Small Business Marketing Basics | Why Customer Service Is The New Marketing
Small Business Marketing Basics | Being in business means more than just selling your services or goods. In 2014, being in business means selling, engaging, monitoring, online reviewing, generating, social sharing, reputation managing, and – most importantly – listening. In the digital and social world we live in, the separation will be in how you service your customers.
According to a research, a 5% increase in customer retention can increase a company’s profitability by staggering 75%. Customer service is the new marketing! That’s the buzz around town at the moment. Social media provides a public space where potential clients have a chance to see how you service your existing ones before making the decision to purchase your product or hire you. How you interact with clients on social platforms is a reflection of you as a brand.
In a world where consumer and peer reviews are easily accessible via social media and the web, positive customer experiences become amplified and produce word-of-mouth referrals. On the other side, negative customer experiences become amplified as well, and can be fatal to even big businesses.
There are hundreds of different strategies you can use to further improve your customer service, but we believe none are as important as the three small business marketing basics listed below.
Listen | Small Business Marketing Basics
First and foremost, customer service is all about listening to your customers, it’s not rocket science. Receiving feedback from your customers is an excellent way to track and measure your level of service. 86% of clients quit doing business with a company because of a bad customer experience. Today, that same client could go on his blog or Facebook and tell the world of his poor experience. In a worst case scenario, a client receiving disrespectful service could have a blog with over a million dedicated readers, or a Twitter feed with a few thousand followers.
If you focus your energy on listening to your clients and acknowledging their feedback, be it positive or negative, you may find that managing, reviewing, sharing, and engaging naturally grow more easy as well. Positivity brings positivity, and after a good experience with your business, clients will share this satisfying interaction with others.
Add Value | Small Business Marketing Basics
Expectations of clients have increased as they have become a lot more informed and better educated about the choices available to them. To stand out from the competition and build a loyal client base, you can no longer simply provide a product or service; you have to go above and beyond that service.
Do not wait for clients to seek you out with a mention on Twitter or a comment on your Facebook page. Actively listen for terms related to your brand’s current content to find out what clients are saying about you instead of what they are saying to you. By servicing their needs without them asking, you can turn an upset client into one that will support you in new ways. 78% of clients recommend a brand to friends and other contacts after a great customer experience. They will not only tell their friends and family, but they will advocate for you on the same social channels they once used to bash you.

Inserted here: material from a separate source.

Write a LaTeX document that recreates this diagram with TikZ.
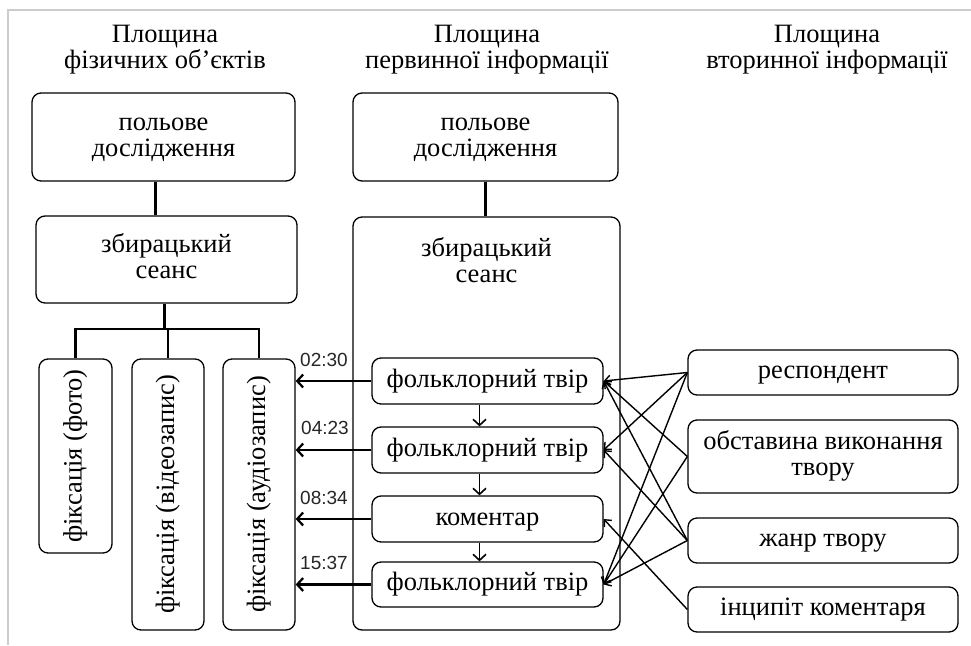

Train | Small Business Marketing Basics
Proper training is one of the best ways to develop a company culture that embraces excellent customer service. Every employee must understand what is expected when interacting with clients. How you handle the problem is far more important than the problem itself. A client has to always feel their best interests are being taken into consideration, even when you can’t give in to their demands. It is far better to say no with a smile, than yes with an attitude.
Businesses must make every employee aware that they are the most powerful marketing tool the company has and help them to understand exactly why their interactions with clients are so vital. Creating a social media policy is an integral part of this plan. By educating, setting best practices and empowering employees you enable them to engage the public on-brand in a purposeful and unified way.
In an era when companies see online support just as a way to protect themselves from costly interactions with their clients, it’s time to consider an entirely different approach: building human-centric customer service through great people and clever technology. So, get to know your clients. Humanize them, and humanize yourself. It’s worth it.